Rahma Sugihartati  ;   Dosen Departemen Ilmu Informasi dan Perpustakaan
FISIP Unair; Sedang menulis disertasi tentang online fandom
                                                      JAWA POS, 18 Agustus 2015     

                                                                                                                                                           
                                                                                                                                                           

EFEKTIVITAS dan gaung aksi perlawanan atau protes yang dilakukan kelompok civil society di era masyarakat postmodern kini tidak hanya bergantung pada jumlah peserta demo atau aksi konvoi di jalan raya.

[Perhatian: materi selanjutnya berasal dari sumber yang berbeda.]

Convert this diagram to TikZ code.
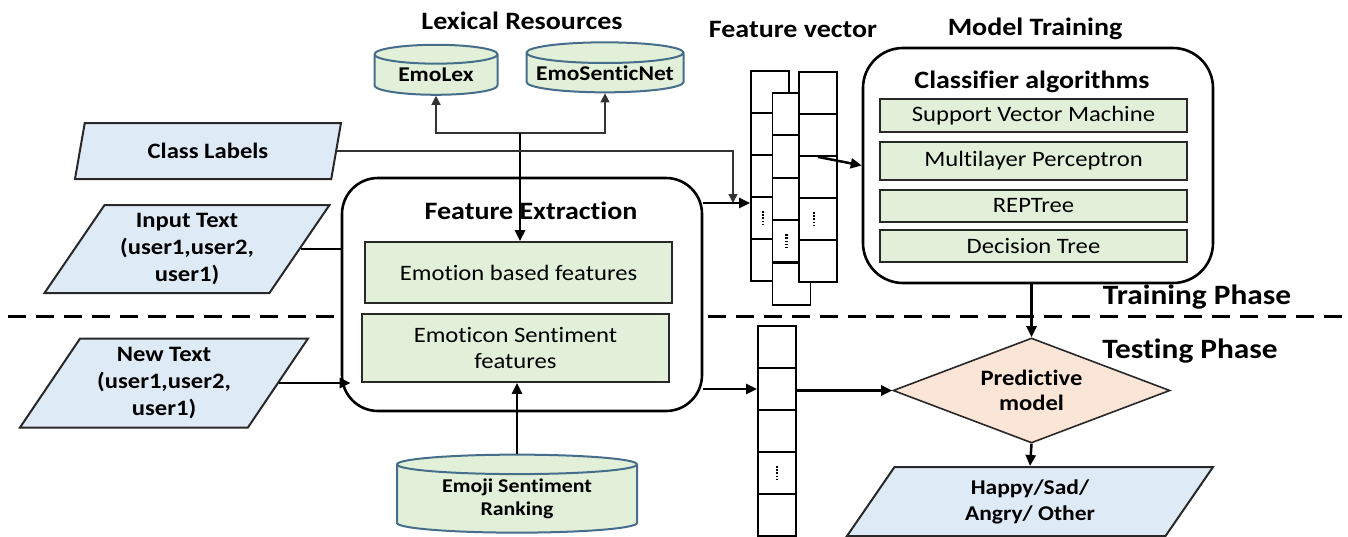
\documentclass[tikz,border=0pt]{standalone}
\usepackage{fontspec}
\setmainfont{Carlito}[FakeStretch=1.12, Ligatures=NoCommon]
\usetikzlibrary{arrows.meta,shapes.geometric,calc,positioning}
\definecolor{paraBlue}{RGB}{222,235,247}
\definecolor{boxGreen}{RGB}{226,240,217}
\definecolor{cylEdge}{RGB}{70,110,140}
\definecolor{diaPeach}{RGB}{251,229,214}
\definecolor{edgeDark}{RGB}{40,40,40}
\tikzset{
  % titles
  ttl/.style      = {font=\bfseries\fontsize{25}{29}\selectfont, inner sep=0pt},
  phase/.style    = {font=\bfseries\fontsize{28}{32}\selectfont, inner sep=0pt},
  % input / output
  para/.style     = {trapezium, trapezium left angle=50, trapezium right angle=130,
                     trapezium stretches body, draw=edgeDark, line width=2pt, fill=paraBlue,
                     align=center, font=\bfseries\fontsize{22}{27}\selectfont, inner sep=0pt},
  % boxes
  featbox/.style  = {rectangle, draw=edgeDark, line width=1.6pt, fill=boxGreen,
                     align=center, font=\fontsize{22}{26}\selectfont, inner sep=0pt},
  roundbox/.style = {rectangle, rounded corners=36pt, draw=black, line width=2.6pt, fill=white},
  db/.style       = {cylinder, shape border rotate=90, draw=cylEdge, line width=2pt,
                     fill=boxGreen, align=center, font=\bfseries\fontsize{21}{24}\selectfont,
                     inner sep=0pt},
  cell/.style     = {rectangle, draw=black, line width=1.8pt, fill=white,
                     minimum width=38pt, minimum height=42pt, inner sep=0pt},
  % lines
  conn/.style     = {line width=2.5pt, -{Triangle[length=11pt,width=10pt]}},
  thinconn/.style = {line width=1.2pt, draw=black!80, -{Triangle[length=9pt,width=9pt]}},
  dotcol/.style   = {line width=2.4pt, dash pattern=on 1.6pt off 1.6pt},
  phaseline/.style= {line width=3pt, dash pattern=on 18pt off 10pt},
}
\begin{document}
\begin{tikzpicture}[x=1pt,y=-1pt]
  \useasboundingbox (0,0) rectangle (1348,536);
  % phase separator
  \coordinate (sepL) at (8,316);
  \coordinate (sepR) at (1346,316);
  \draw[phaseline] (sepL) -- (sepR);
  \node[phase] (training) at (1197,297) {Training Phase};
  \node[phase] (testing) at (1190,351) {Testing Phase};

  % titles
  \node[ttl] (lexres) at (522,21) {Lexical Resources};
  \node[ttl] (fvtitle) at (793,29) {Feature vector};
  \node[ttl] (mttitle) at (1035,29) {Model Training};

  % lexical resources
  \node[db, minimum width=123pt, minimum height=50pt, aspect=0.25] (emolex) at (436,75) {EmoLex};
  \node[db, minimum width=157pt, minimum height=50pt, aspect=0.15] (emosentic) at (605,73) {EmoSenticNet};

  % inputs
  \node[para, trapezium left angle=58, trapezium right angle=122,
        minimum width=266pt, minimum height=56pt] (classlab) at (208,151) {Class Labels};
  \node[para, minimum width=285pt, minimum height=88pt] (inputtxt) at (187,249) {Input Text\\(user1,user2,\\user1)};
  \node[para, minimum width=288pt, minimum height=89pt] (newtxt) at (164,383) {New Text\\(user1,user2,\\user1)};

  % feature extraction
  \node[roundbox, minimum width=360pt, minimum height=233pt] (featext) at (522,294.5) {};
  \node[ttl] (fetitle) at (531,211) {Feature Extraction};
  \node[featbox, minimum width=307pt, minimum height=61pt] (emofeat) at (518.5,272.5) {Emotion based features};
  \node[featbox, minimum width=307pt, minimum height=68pt] (emosent) at (515.5,348) {Emoticon Sentiment\\features};
  \node[db, minimum width=240pt, minimum height=78pt, aspect=0.13,
        font=\bfseries\fontsize{19.5}{23}\selectfont] (emojirank) at (517,499) {Emoji Sentiment\\Ranking};

  % feature vectors (training)
  \foreach \r in {0,...,4}{
    \node[cell] (fa\r) at (770,{92+42*\r}) {};
  }
  \foreach \r in {0,...,4}{
    \node[cell] (fb\r) at (791.5,{114+42.4*\r}) {};
  }
  \foreach \r in {0,...,4}{
    \node[cell] (fc\r) at (818,{93+42*\r}) {};
  }
  \draw[dotcol] ([xshift=-7pt,yshift=7pt]fa3.center) -- ([xshift=-7pt,yshift=-7pt]fa3.center);
  \draw[dotcol] ([xshift=-5pt,yshift=7pt]fb3.center) -- ([xshift=-5pt,yshift=-7pt]fb3.center);
  \draw[dotcol] ([xshift=-4pt,yshift=7pt]fc3.center) -- ([xshift=-4pt,yshift=-7pt]fc3.center);

  % feature vector (testing)
  \foreach \r in {0,...,4}{
    \node[cell] (ta\r) at (777,{347+42*\r}) {};
  }
  \draw[dotcol] ([yshift=7pt]ta3.center) -- ([yshift=-7pt]ta3.center);

  % model training
  \node[roundbox, rounded corners=40pt, minimum width=350pt, minimum height=235pt] (model) at (1038,165.5) {};
  \node[ttl] (clsalg) at (1032,82) {Classifier algorithms};
  \node[featbox, minimum width=307pt, minimum height=33pt] (svm) at (1033.5,115.5) {Support Vector Machine};
  \node[featbox, minimum width=307pt, minimum height=38pt] (mlp) at (1033.5,161) {Multilayer Perceptron};
  \node[featbox, minimum width=307pt, minimum height=32pt] (reptree) at (1033.5,206) {REPTree};
  \node[featbox, minimum width=307pt, minimum height=32pt] (dtree) at (1033.5,246) {Decision Tree};

  % prediction
  \node[diamond, aspect=2.64, minimum width=277pt, minimum height=105pt, inner sep=0pt,
        draw=edgeDark, line width=1.6pt, fill=diaPeach, align=center,
        font=\bfseries\fontsize{22}{25}\selectfont] (predict) at (1031.5,390.5) {Predictive\\model};
  \node[para, trapezium left angle=43, trapezium right angle=137,
        minimum width=366pt, minimum height=69pt, font=\bfseries\fontsize{21}{26}\selectfont]
        (output) at (1030,501.5) {Happy/Sad/\\Angry/ Other};

  % connectors
  \coordinate (lexhub) at (520,133);
  \draw[thinconn] (lexhub) -| (emolex.south);
  \draw[thinconn] (lexhub) -| (emosentic.south);
  \draw[conn] (lexhub) -- (lexhub |- emofeat.north);
  \coordinate (fvin) at (733,203);
  \draw[thinconn] (classlab.east) -| (fvin);
  \draw[conn] (featext.east |- fvin) -- (fvin -| fa0.west);
  \draw[conn] (fc1.south) -- (model.west);
  \draw[line width=2.5pt] (inputtxt.east) -- (inputtxt.east -| featext.west);
  \draw[conn] (newtxt.east) -- ([xshift=10pt]newtxt.east -| featext.west);
  \draw[conn] (emojirank.north) -- (emojirank.north |- emosent.south);
  \draw[conn] (featext.east |- ta1.west) -- (ta1.west);
  \draw[conn] (predict.west -| ta1.east) -- (predict.west);
  \draw[conn] (predict.north |- model.south) -- (predict.north);
  \draw[conn] (predict.south) -- (output.north);
\end{tikzpicture}
\end{document}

Tapi juga pada dukungan yang diberikan kaum netizen (pengguna internet) di media sosial.

Aksi yang dilakukan Elanto Wijoyono di Jogjakarta yang menghadang konvoi motor gede (moge) Sabtu lalu (15/8), walaupun dikecam sebagian pihak, misalnya pengacara Farhat Abbas, dan dikritik pihak kepolisian, mendapat dukungan deras di media sosial. Dukungan masif tersebut tentu tidak bisa diabaikan begitu saja.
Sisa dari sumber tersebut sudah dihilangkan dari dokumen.